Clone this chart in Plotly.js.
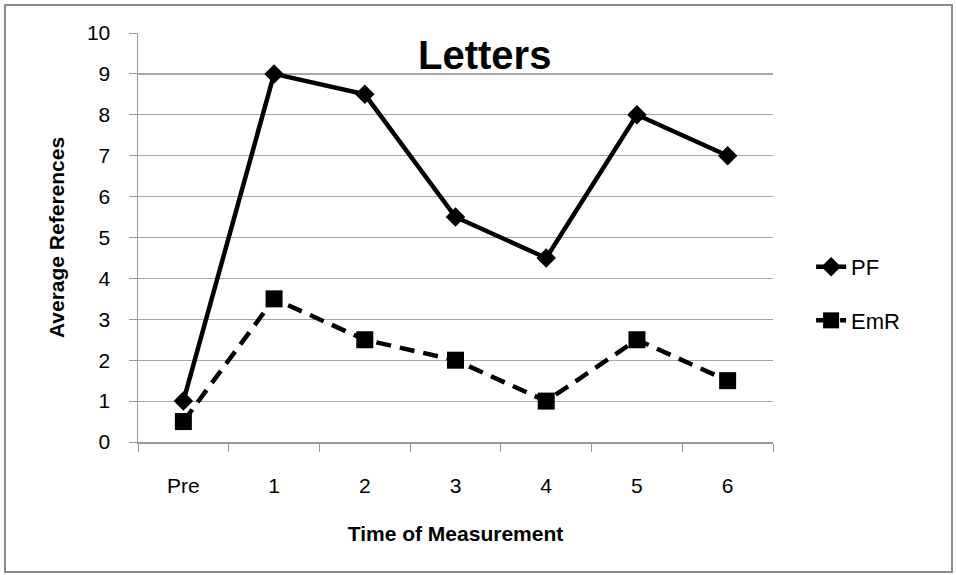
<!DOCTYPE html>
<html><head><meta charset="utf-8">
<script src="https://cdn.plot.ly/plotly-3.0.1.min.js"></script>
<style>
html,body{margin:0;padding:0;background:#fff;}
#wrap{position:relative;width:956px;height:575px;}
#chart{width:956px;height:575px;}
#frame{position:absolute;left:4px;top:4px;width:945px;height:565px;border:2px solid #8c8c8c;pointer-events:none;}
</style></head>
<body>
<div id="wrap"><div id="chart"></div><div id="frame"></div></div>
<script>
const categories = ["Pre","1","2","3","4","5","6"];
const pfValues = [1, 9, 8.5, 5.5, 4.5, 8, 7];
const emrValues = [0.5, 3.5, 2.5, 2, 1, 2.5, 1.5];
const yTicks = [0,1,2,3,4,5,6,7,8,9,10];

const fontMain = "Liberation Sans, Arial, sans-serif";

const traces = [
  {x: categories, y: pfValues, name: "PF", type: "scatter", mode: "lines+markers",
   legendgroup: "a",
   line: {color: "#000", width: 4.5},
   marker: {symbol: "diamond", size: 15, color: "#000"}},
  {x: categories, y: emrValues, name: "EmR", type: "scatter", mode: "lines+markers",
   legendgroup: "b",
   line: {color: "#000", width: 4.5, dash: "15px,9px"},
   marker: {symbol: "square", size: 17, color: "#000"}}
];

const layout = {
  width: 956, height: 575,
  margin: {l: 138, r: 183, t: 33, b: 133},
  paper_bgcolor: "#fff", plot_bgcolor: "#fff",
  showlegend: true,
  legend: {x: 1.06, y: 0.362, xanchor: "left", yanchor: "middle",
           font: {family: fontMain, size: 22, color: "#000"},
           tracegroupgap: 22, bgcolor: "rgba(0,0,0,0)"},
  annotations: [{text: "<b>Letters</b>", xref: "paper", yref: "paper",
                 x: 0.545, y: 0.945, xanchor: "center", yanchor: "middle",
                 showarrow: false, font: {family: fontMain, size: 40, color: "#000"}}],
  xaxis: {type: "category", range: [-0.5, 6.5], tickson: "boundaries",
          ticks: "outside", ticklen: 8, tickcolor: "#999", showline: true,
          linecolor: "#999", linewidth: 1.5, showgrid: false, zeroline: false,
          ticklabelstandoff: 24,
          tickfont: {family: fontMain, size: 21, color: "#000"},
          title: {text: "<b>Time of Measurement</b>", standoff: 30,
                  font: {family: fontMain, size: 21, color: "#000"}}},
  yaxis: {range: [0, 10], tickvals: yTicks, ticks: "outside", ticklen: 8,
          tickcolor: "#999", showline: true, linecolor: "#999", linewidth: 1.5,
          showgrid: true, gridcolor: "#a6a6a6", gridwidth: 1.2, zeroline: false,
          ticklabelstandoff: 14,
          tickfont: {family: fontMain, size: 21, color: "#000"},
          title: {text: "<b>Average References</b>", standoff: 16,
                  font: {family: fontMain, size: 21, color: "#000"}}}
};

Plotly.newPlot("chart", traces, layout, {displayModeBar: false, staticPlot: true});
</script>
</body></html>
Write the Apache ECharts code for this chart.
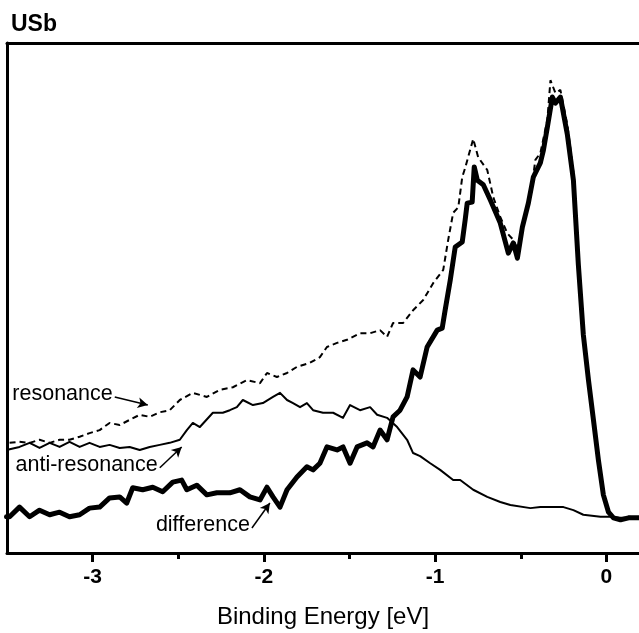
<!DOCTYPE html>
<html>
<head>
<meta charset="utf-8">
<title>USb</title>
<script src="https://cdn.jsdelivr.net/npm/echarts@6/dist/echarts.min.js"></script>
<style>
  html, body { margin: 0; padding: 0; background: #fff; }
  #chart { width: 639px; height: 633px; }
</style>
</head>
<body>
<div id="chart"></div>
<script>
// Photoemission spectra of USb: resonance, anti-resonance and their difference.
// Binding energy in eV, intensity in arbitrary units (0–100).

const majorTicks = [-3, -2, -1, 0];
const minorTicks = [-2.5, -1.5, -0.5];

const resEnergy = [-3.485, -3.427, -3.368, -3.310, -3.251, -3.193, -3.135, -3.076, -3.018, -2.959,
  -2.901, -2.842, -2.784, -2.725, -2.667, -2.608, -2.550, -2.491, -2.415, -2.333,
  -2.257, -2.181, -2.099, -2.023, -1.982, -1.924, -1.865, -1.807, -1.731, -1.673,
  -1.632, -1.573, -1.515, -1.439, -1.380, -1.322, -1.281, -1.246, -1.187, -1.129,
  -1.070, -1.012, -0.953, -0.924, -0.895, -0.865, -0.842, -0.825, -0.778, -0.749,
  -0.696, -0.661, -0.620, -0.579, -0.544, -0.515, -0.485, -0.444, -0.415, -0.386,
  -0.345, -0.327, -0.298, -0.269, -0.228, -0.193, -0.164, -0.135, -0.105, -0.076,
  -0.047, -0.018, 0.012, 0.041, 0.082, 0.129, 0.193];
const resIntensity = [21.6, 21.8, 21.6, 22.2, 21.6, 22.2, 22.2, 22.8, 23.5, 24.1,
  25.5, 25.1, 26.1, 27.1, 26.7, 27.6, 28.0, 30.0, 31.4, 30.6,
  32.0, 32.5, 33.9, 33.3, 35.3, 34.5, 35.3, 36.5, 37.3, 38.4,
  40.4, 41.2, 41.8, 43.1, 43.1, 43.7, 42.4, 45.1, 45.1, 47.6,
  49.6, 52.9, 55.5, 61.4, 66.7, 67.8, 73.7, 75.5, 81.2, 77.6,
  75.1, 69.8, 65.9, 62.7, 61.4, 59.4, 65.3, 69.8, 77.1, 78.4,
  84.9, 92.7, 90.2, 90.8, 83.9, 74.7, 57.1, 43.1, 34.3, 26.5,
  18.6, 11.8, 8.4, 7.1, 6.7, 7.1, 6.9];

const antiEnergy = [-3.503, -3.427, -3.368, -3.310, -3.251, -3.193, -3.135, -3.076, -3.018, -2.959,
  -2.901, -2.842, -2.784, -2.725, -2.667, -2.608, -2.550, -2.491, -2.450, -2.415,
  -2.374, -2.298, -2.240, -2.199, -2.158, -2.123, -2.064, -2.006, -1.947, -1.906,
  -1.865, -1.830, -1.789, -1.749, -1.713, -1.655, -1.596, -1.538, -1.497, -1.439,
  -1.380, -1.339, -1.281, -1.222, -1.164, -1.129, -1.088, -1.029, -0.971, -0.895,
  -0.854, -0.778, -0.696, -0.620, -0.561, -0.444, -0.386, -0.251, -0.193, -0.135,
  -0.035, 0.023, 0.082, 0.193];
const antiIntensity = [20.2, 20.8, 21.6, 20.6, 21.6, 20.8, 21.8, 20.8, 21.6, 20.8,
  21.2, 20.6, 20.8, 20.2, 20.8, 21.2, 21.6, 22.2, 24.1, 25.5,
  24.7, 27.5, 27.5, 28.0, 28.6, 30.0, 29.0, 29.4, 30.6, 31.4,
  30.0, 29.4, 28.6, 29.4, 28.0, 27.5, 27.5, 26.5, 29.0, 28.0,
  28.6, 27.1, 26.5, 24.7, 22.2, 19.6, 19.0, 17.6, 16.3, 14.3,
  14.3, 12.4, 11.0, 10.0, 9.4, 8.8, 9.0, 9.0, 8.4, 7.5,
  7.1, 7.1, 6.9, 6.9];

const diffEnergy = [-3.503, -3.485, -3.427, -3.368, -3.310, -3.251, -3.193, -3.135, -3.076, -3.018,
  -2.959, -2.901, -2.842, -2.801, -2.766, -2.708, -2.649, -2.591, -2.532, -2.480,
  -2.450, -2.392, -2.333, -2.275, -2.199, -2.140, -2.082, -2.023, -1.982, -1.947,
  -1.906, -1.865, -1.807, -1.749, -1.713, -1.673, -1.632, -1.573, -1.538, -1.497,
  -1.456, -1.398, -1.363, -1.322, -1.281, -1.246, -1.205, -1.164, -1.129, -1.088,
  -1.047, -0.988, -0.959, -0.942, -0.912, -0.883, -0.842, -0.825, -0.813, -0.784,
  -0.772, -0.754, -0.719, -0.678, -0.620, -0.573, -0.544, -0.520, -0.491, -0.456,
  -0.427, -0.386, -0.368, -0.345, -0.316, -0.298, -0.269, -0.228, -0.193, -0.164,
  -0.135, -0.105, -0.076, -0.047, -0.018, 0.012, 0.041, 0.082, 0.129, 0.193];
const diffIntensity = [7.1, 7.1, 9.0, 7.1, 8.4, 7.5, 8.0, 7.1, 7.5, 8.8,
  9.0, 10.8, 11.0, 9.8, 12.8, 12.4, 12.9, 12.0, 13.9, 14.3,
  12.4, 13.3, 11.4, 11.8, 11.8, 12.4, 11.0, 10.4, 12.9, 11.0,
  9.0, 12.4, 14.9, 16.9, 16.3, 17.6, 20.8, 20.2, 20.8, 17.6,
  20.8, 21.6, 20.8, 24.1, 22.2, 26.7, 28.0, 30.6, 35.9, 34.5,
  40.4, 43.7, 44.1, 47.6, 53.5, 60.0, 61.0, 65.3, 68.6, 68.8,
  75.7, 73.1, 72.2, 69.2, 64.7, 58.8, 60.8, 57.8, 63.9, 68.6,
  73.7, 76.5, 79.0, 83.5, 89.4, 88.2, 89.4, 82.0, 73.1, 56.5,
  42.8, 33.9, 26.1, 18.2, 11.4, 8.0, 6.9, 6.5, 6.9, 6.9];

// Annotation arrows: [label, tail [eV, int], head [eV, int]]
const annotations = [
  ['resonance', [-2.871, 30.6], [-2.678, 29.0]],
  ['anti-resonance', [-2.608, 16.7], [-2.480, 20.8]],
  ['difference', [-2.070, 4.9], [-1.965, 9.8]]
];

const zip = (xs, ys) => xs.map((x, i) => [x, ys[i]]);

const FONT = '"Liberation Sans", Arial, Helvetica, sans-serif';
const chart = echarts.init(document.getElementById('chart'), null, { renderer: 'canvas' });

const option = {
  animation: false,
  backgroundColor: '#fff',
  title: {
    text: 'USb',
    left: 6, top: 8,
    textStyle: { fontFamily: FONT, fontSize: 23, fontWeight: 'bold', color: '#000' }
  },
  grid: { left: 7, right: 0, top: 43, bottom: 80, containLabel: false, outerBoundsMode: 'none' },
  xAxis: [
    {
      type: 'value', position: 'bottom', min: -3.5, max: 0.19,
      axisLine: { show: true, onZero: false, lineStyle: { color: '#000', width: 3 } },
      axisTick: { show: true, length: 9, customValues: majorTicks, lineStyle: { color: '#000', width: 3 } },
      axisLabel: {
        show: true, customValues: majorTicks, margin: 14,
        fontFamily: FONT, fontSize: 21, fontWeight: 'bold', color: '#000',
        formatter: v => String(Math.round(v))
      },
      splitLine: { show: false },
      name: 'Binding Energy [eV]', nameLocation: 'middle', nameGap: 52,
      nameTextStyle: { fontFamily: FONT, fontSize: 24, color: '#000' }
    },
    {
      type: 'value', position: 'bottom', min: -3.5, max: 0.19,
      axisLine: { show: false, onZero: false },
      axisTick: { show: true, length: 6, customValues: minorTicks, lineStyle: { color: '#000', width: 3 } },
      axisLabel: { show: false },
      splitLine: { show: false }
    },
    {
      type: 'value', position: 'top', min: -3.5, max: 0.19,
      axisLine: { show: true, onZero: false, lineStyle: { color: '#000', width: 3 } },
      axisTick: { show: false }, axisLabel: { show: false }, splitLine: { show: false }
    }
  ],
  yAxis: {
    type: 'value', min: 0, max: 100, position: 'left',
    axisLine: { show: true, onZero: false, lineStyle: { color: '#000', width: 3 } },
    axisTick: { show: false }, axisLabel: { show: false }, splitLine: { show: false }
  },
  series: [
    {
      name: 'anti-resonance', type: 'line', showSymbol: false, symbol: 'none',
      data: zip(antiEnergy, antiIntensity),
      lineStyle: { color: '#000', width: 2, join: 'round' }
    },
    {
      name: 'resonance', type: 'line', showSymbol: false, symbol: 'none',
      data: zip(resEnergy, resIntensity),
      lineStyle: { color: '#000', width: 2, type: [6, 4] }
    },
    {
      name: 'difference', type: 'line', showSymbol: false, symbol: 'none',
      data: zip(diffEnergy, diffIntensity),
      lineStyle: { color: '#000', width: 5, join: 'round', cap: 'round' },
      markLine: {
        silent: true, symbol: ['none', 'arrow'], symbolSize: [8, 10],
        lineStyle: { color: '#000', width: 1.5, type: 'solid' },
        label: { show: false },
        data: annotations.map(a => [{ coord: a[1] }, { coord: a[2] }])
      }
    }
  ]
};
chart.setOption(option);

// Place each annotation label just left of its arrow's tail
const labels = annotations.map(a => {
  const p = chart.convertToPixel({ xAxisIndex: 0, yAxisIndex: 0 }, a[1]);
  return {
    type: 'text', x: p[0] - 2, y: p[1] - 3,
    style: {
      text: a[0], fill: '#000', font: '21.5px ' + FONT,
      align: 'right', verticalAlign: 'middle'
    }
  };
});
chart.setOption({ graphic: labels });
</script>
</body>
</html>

★ ★ ★ ★

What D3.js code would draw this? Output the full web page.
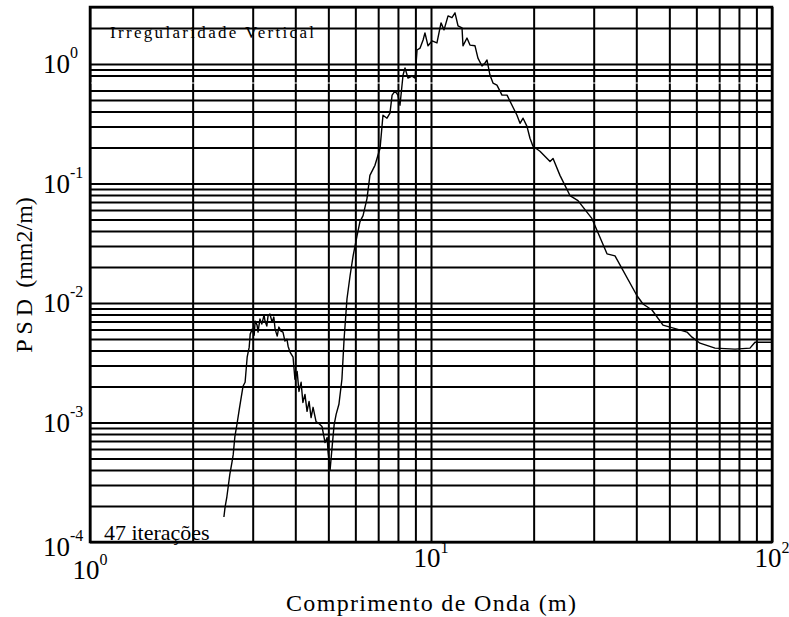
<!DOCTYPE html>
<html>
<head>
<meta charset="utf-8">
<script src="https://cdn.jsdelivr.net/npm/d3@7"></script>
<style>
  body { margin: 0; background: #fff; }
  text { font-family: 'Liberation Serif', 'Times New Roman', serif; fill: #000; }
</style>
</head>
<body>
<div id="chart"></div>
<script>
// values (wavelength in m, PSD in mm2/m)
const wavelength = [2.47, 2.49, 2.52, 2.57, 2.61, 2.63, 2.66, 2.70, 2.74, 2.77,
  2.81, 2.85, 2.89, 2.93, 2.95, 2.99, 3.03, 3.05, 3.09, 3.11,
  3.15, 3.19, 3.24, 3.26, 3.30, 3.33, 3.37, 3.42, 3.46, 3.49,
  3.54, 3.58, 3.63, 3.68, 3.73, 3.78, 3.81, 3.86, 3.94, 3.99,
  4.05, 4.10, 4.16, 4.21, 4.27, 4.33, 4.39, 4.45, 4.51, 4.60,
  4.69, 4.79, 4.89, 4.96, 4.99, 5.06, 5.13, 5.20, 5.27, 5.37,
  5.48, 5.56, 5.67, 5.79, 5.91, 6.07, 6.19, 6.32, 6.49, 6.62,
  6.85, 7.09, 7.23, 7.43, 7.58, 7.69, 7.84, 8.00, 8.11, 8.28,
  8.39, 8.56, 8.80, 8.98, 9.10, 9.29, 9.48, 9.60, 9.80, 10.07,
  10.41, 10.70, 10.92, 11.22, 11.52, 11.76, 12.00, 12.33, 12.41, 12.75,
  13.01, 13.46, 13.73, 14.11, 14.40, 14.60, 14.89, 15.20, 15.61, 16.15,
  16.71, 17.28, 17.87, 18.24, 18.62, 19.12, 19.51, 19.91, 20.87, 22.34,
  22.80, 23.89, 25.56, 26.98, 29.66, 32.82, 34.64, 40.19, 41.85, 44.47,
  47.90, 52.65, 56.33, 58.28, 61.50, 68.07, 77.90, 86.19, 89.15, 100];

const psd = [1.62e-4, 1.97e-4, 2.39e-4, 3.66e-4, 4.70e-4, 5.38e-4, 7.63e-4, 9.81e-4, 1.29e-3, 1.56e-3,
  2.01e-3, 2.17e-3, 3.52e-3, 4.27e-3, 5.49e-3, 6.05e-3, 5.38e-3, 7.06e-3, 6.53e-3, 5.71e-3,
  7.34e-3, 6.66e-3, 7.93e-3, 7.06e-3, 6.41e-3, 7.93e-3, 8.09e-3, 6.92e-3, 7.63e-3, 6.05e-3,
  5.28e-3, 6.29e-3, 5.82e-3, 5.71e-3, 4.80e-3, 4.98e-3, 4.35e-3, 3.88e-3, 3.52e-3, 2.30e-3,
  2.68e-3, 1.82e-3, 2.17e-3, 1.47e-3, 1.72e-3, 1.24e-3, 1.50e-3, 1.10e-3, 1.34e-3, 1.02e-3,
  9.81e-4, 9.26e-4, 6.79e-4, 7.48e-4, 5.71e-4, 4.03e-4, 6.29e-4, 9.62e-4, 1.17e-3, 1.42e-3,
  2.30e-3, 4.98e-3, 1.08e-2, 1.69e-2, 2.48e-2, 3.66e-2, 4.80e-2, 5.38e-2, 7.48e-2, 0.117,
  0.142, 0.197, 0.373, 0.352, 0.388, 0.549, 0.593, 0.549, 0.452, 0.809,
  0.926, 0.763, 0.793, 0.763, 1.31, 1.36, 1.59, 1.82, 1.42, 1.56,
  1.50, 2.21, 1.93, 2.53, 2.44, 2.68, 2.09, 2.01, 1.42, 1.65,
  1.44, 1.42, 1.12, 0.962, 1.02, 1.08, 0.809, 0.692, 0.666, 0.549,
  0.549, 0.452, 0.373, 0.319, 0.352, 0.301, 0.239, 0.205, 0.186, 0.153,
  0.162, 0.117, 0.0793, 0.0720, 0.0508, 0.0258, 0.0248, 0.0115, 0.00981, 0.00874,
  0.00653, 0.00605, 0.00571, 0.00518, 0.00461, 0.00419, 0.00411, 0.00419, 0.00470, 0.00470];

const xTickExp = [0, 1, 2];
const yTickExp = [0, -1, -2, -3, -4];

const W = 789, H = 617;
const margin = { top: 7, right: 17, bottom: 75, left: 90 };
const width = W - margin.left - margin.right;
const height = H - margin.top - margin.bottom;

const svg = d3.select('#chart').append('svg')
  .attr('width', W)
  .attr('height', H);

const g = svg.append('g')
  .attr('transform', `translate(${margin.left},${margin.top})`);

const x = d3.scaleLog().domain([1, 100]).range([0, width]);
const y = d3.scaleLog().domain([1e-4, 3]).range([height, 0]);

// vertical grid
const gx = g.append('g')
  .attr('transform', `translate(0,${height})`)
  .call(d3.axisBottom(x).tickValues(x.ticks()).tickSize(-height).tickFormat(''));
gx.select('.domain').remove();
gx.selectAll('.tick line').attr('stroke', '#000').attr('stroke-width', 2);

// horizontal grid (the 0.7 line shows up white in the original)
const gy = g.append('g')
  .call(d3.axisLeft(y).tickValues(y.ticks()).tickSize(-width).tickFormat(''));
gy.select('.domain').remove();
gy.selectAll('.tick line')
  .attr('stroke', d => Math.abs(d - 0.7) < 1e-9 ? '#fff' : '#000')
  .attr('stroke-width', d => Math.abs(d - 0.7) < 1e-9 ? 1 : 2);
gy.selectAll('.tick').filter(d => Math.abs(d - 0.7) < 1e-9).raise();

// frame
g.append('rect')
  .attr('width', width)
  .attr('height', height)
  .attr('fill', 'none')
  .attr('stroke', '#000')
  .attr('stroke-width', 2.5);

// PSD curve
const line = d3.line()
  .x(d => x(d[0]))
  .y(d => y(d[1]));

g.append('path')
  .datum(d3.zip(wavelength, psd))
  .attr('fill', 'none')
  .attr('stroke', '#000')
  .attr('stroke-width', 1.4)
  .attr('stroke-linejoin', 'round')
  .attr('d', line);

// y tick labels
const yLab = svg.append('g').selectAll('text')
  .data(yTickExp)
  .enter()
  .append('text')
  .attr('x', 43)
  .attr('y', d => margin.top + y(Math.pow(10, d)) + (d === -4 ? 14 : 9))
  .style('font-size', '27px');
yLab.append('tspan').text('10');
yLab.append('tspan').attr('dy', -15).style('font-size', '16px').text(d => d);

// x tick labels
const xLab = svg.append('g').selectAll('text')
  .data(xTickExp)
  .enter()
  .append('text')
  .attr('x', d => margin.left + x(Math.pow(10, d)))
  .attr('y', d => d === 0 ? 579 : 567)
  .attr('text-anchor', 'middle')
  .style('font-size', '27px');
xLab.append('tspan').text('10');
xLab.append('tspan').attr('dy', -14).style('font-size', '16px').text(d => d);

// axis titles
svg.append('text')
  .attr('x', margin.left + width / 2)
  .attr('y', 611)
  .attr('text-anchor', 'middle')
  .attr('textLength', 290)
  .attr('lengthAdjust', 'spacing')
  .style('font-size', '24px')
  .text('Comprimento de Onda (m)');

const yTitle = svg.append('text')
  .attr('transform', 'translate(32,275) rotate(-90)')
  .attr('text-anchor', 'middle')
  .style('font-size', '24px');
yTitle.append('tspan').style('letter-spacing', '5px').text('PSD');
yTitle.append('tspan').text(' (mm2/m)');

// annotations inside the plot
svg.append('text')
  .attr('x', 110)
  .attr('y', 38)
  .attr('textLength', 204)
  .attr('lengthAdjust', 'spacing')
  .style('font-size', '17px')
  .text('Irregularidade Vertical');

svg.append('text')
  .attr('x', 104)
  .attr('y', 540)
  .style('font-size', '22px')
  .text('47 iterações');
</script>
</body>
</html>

★ ★ ★ ★

- Job: The material above holds pictures; leave them out. Repeat exactly the lines from the one containing "Write the Apache ECharts code for this chart." through the one containing "const minorTicks = [-2.5, -1.5, -0.5];", and nothing else.

- Solution to this exercise:
Write the Apache ECharts code for this chart.
<!DOCTYPE html>
<html>
<head>
<meta charset="utf-8">
<title>USb</title>
<script src="https://cdn.jsdelivr.net/npm/echarts@6/dist/echarts.min.js"></script>
<style>
  html, body { margin: 0; padding: 0; background: #fff; }
  #chart { width: 639px; height: 633px; }
</style>
</head>
<body>
<div id="chart"></div>
<script>
// Photoemission spectra of USb: resonance, anti-resonance and their difference.
// Binding energy in eV, intensity in arbitrary units (0–100).

const majorTicks = [-3, -2, -1, 0];
const minorTicks = [-2.5, -1.5, -0.5];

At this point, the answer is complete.